The Midlands is the focus for a national battle for battery storage sites, with as many as 600 sites in the region thought to be sought.

Typically looking for open sites of 2 to 4 acres, but also prepared to look at existing industrial buildings, these sites use improved battery technology to smooth out the peaks and troughs in electricity supply and demand.

By buying electricity in low-priced periods and reselling it when demand is high, operators turn a profit, and provide a carbon-neutral replacement for gas-fired power stations — the old technology that was previously used to smooth out supply in the national grid.

It is a fast-growing global sector predicted to reach revenue of $400B by 2030.

This growth is being particularly felt in the Midlands, according to Lambert Smith Hampton director Mark Walters, who said there is an 18 to 24 month window of opportunity as providers scramble to secure the sites with the best electricity connectivity and planning potential.

Walters and his team was appointed in July to advise BSR Energy as the company ramps up its efforts to meet the demands for energy storage. The initial task was to find 100 sites across the U.K. This has now multiplied to 600 requirements and rising, Walters said. Around 200 of these are in the Midlands.

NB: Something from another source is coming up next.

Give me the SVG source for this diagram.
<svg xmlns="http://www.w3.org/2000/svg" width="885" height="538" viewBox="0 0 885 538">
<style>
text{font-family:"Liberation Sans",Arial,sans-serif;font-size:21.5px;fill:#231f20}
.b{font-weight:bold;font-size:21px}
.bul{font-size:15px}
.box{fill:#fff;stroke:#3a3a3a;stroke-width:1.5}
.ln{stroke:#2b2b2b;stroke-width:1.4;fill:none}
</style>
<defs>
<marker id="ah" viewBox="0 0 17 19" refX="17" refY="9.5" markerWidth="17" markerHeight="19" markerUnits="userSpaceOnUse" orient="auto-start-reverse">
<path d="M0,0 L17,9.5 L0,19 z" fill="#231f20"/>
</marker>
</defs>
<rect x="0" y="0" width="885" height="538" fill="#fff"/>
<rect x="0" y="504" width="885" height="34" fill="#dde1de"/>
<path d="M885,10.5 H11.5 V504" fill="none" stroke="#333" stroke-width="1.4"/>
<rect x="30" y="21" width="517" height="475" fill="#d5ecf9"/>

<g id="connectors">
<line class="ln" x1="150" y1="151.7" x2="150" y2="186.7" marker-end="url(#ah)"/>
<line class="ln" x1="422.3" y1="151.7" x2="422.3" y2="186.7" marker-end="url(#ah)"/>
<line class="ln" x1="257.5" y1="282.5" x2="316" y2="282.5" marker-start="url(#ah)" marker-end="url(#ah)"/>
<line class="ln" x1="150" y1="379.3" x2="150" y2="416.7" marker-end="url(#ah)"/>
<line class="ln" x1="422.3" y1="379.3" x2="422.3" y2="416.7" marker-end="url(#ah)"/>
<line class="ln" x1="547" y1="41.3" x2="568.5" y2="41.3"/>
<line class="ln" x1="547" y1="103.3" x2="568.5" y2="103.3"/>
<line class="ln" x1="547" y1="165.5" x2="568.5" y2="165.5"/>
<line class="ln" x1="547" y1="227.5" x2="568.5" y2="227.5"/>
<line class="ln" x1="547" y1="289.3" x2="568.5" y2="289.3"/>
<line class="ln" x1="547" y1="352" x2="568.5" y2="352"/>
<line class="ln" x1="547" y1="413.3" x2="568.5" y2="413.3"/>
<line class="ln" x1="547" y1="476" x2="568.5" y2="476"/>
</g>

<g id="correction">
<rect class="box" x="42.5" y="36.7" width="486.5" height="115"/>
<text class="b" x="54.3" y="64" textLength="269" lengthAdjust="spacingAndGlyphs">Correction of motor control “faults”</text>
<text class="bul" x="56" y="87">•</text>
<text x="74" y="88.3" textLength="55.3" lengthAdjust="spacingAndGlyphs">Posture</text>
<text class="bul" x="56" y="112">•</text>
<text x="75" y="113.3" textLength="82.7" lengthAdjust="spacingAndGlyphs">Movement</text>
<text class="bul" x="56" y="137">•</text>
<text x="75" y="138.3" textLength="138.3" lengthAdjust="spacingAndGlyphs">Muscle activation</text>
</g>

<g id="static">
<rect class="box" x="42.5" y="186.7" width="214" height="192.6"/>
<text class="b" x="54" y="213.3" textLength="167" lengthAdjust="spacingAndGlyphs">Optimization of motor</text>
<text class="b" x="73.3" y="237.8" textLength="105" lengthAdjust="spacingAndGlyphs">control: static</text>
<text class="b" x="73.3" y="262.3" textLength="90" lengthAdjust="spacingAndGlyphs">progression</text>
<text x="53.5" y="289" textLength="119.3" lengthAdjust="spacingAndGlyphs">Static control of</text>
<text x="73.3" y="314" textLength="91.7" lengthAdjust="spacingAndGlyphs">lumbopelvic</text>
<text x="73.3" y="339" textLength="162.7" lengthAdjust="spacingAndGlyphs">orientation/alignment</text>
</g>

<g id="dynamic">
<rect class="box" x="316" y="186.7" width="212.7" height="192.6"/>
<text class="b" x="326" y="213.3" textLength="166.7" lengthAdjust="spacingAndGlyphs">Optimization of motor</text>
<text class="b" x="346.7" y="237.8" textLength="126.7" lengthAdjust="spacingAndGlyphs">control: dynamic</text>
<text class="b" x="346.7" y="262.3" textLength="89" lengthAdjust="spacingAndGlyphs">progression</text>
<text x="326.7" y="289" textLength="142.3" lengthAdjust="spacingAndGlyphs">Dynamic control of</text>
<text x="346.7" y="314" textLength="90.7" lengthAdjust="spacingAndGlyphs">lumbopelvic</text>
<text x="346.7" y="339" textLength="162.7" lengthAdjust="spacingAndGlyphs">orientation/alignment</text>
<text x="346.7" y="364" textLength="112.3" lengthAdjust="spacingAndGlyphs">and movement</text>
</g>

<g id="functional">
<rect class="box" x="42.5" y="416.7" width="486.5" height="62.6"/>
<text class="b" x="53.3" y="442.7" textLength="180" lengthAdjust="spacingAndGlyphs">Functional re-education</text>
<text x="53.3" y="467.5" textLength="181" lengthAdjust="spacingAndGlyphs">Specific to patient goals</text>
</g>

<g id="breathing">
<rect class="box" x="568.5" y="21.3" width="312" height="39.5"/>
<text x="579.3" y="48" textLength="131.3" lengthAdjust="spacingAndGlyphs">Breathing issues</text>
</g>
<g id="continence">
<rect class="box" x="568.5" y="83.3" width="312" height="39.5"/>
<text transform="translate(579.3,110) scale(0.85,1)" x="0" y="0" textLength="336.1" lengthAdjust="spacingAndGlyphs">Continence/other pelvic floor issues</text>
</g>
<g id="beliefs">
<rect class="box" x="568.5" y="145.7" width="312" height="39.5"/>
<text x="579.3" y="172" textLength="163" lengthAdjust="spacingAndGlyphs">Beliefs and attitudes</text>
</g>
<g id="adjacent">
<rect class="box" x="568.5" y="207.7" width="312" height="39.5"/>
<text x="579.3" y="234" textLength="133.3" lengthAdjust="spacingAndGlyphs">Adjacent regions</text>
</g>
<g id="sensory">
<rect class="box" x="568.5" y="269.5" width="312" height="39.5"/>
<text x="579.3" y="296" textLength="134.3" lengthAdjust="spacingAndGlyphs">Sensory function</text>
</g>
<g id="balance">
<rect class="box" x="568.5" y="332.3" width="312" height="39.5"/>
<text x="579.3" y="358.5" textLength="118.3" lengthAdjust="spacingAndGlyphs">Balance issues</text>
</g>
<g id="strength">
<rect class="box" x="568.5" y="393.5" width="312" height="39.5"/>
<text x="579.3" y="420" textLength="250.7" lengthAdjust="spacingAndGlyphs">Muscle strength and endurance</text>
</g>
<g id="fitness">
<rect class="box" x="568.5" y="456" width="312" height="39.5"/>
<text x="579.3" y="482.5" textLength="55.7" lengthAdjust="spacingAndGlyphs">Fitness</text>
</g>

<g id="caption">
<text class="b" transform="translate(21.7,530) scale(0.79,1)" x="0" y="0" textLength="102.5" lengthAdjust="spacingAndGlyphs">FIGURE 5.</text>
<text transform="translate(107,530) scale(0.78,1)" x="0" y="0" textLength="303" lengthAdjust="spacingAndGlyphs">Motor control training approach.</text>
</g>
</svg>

“The Midlands is turning into a fairly significant market,” Walters said. There are probably "two or three times" more active requirements in the Midlands than LSH are handling elsewhere, he said.

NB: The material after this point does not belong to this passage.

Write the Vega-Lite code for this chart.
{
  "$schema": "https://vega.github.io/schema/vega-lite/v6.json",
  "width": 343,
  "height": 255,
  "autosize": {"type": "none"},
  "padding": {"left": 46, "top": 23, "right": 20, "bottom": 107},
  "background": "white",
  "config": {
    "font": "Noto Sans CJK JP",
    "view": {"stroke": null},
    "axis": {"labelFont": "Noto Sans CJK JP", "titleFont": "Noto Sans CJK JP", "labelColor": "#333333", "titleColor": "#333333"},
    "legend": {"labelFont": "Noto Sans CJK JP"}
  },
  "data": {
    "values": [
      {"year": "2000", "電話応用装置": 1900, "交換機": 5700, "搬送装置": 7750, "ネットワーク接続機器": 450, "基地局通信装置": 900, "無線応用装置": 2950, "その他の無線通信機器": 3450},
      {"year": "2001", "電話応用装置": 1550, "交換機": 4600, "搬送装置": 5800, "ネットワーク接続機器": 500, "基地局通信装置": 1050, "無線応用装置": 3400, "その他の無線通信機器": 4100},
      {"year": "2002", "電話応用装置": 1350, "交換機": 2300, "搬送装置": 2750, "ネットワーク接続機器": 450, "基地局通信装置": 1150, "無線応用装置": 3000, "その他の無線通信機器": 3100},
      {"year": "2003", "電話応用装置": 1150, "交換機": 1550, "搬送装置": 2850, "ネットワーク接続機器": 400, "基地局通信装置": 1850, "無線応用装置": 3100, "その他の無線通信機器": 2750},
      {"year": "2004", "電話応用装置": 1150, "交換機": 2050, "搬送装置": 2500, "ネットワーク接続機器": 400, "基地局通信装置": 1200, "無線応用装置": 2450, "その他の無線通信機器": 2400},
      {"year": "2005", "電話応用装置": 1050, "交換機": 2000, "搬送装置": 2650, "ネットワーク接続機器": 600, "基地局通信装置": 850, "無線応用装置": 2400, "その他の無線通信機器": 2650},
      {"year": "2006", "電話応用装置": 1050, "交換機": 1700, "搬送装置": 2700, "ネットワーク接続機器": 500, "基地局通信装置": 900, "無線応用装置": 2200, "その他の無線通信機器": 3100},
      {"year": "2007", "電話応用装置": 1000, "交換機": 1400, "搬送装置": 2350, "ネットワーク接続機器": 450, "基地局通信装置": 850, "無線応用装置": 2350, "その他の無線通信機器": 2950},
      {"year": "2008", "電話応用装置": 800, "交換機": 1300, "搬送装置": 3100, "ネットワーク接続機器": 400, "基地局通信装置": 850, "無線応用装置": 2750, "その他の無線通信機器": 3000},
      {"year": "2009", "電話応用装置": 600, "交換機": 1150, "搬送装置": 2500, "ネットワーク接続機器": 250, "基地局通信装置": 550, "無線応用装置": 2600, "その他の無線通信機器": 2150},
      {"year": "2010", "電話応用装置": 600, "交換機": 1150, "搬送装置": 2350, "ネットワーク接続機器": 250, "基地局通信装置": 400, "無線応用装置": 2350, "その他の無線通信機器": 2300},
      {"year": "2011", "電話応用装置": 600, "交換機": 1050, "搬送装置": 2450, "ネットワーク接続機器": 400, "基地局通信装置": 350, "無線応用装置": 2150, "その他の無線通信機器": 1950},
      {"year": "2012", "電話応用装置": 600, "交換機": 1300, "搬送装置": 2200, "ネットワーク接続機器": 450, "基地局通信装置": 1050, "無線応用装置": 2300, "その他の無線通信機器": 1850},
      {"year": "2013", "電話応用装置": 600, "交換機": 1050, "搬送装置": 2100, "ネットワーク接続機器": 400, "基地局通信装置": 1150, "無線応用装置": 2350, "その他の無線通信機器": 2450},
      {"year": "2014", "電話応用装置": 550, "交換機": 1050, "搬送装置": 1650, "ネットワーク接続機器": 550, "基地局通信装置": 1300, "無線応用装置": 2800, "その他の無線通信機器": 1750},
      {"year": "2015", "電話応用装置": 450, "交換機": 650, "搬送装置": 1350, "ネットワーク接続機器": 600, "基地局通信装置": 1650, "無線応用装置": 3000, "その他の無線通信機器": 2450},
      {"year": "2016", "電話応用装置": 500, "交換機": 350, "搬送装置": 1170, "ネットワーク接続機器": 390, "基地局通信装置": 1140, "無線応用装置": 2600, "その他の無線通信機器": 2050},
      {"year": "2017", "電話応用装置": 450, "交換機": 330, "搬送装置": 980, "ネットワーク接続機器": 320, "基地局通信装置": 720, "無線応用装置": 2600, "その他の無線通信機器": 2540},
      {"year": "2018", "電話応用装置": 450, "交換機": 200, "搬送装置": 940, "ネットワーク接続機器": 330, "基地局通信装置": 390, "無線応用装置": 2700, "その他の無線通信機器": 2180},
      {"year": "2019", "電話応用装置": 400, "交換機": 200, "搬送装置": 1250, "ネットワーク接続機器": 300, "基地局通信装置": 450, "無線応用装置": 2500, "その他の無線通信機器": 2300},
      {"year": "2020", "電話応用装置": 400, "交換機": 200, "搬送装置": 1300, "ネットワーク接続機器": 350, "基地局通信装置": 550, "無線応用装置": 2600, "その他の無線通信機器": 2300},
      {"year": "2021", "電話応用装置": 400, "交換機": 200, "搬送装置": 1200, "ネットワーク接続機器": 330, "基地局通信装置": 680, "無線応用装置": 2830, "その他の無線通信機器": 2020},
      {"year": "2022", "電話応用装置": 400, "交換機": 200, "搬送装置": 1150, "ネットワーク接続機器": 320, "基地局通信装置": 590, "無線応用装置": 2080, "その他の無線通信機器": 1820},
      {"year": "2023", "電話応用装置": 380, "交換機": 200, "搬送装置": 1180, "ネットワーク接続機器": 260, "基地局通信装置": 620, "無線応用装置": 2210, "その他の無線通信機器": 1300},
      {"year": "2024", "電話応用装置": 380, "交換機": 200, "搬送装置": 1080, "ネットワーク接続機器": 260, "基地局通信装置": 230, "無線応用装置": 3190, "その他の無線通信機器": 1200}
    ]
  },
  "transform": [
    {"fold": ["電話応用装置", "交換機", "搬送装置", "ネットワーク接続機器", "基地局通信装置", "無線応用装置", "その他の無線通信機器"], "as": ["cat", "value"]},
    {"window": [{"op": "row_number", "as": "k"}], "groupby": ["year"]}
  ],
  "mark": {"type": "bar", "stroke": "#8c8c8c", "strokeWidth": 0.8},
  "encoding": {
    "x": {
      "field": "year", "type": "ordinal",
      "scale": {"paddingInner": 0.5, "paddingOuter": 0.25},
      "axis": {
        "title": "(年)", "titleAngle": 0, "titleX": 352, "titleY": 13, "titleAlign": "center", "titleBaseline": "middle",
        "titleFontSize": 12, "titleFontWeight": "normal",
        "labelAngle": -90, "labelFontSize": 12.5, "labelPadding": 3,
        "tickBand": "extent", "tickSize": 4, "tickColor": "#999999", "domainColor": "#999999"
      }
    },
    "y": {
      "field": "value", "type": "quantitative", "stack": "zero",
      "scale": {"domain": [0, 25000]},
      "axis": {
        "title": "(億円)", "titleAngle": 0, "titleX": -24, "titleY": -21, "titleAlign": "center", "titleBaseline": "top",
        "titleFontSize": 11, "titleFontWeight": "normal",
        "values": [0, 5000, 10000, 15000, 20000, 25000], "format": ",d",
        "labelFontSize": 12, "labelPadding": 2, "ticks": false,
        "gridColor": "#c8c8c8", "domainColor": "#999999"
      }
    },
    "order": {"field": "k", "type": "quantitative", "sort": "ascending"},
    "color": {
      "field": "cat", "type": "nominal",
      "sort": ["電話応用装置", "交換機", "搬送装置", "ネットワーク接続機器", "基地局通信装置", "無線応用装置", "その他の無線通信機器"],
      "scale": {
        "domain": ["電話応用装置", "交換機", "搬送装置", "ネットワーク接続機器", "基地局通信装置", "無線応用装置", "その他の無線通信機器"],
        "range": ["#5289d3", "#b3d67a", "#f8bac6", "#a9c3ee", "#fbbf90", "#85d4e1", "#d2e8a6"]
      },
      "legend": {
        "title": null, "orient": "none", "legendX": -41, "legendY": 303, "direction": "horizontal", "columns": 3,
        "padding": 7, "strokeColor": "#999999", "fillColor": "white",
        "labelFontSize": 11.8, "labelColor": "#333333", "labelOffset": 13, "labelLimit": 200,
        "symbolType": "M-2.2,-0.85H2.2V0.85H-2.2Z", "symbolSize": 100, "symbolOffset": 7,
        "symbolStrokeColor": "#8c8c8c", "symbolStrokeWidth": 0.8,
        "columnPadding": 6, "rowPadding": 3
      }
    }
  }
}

Sites range from a minimum of 13K SF for a 5 MW battery storage park within one mile of an appropriate substation. The ideal battery storage park is 30 MW on a 2- to 4-acre site.

“The battery technology is now maturing, and has moved beyond the early stages, and it’s a real opportunity to utilise land that might not otherwise have much development value," Walters said. "Slowly the property business is waking up to the potential to capitalise on this convergence of technology and opportunity in the next 18-24 months. There’s a chance in this period to get the sites, to make the electricity connections, and to get planning consent.”

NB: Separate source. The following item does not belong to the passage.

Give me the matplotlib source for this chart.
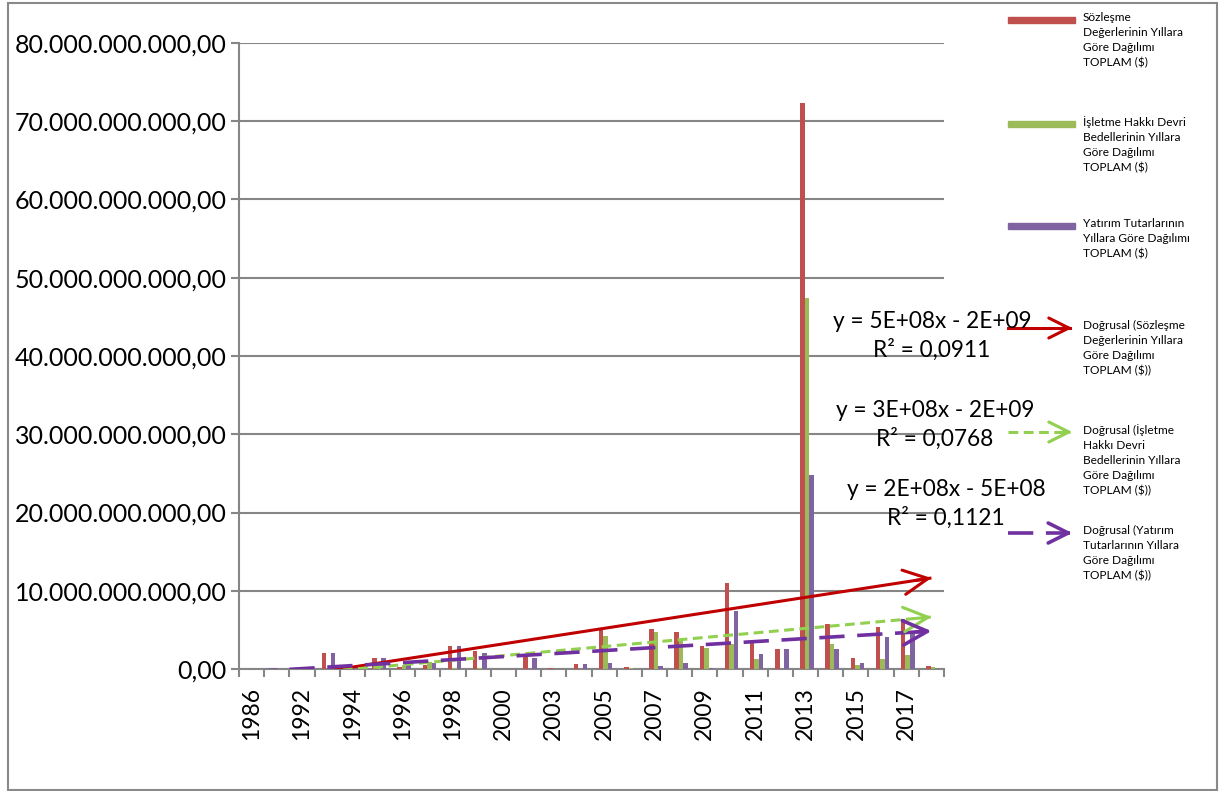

The hunt for sites is on — but there are obstacles. The cost of making connections to the grid can be considerable, particularly if several substations are involved. Stories of seven- and eight-figure costs are real albeit rare.

Stafford-based A Circuit is among those active in the Midlands market, seeking to secure sites of 2 acres or buildings of around 10K SF capable of housing battery storage facilities, or open sites, for 10 MW installations.

A Circuit offers landlords substantial option premiums to cover the period required to secure grid connection and planning consent, followed by a 25-year index-linked income stream. This kind of arrangement is not untypical.

Starting rents are up to ÂŁ50K per year for a 5-acre site supporting 20 MW to 49 MW, depending on the cost and speed of grid connection available to each site.

Sounds appealing, but there are problems, said A Circuit technical director Dave Pallas.

“There are many problems that can still cause this growing industry to falter or even fail. The search for sites is always dependant on finding connectivity to the grid, to allow the battery storage system to be developed and connected.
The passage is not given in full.